If there is no electricity infrastructure accessible to employee accommodation, a farmer is not obliged to pay to install electricity. If there is electricity accessible to, or in, the accommodation, the farmer is not legally obliged to provide it to employees for free. The farmer and employee may sign an agreement for the sale and purchase of the electricity. Without individual electricity meters, it can be difficult for the farmer and employee to agree on a fair charge for electricity supplied and used. However, it is costly and laborious to have these meters installed.
The same can be said for pre-paid electricity meters. Pre-paid meters can also be tampered with if the farmer has not put appropriate security and controls in place. I have heard of cases where a farmer subsidises the cost of pre-paid electricity vouchers for employees, but sells the same vouchers at true cost to ex-employees living on the farm. Unfortunately, some employees have then used their privilege to buy subsidised pre-paid electricity vouchers on behalf of non-employee farm residents. To counter this, a farmer must devise a system that can monitor an employee’s electricity purchases against actual use, or that can dedicate these pre-paid vouchers to specific electricity meters.
Some farmers provide transport to and from the farm for employees who live off the property. There is a significant cost associated with this. However, it is understandable that there are cases where, if a farmer does not provide free transport to employees, they will not have anyone willing to work for them. In cases where a farmer is providing transport, but there are alternatives like taxis and buses, the farmer has the option of no longer providing the transport, to save on costs.
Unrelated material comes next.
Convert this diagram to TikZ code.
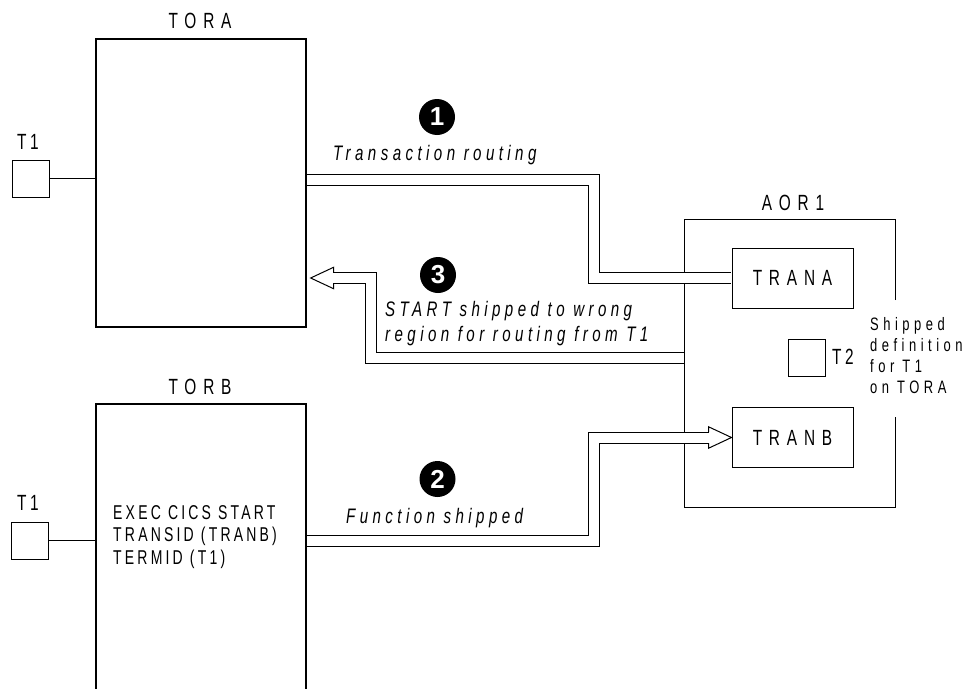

However, if the farmer is concerned about finding labour, but needs to cover some or all of the labour transport costs, the farmer can offer to transport employees at a lower fee than that charged by taxis and buses. Once again, the farmer must enter into formal written agreements with each of the employees using the farmer’s transport.
Probably the most problematic farmer-provided service to employees is the provision of grazing for employees’ livestock. In a written agreement where a farmer gives permission for an employee to graze their livestock on the farm, it is essential that a farmer clearly stipulate every single term and condition related to this permission, preferably before the permission is granted. This could include the number and types of livestock allowed, where these livestock may graze, that this grazing is allowed only as long as the person is in the farmer’s employ, and that there is a charge payable by the employee to the farmer for the grazing.
A financial value can be attributed to the grazing per livestock over a given time frame. This excludes costs incurred by the farmer in the provision of supplementary feed and veterinary treatment for an employee’s livestock, should these be clearly agreed upon. Once again, it is crucial to have grazing agreements in writing so that if an employee reneges on the agreement and it becomes necessary for the farmer to take the matter to court, the farmer can prove that the employee had understood, and fully agreed to, the grazing agreement’s terms and conditions.
It is important that farmers don’t have a knee-jerk reaction to dealing with increased labour costs. In terms of the various laws, there are options available to farmers to help them reduce labour costs without having to resort to retrenchments. The retrenchment process is, of itself, a challenging legal process.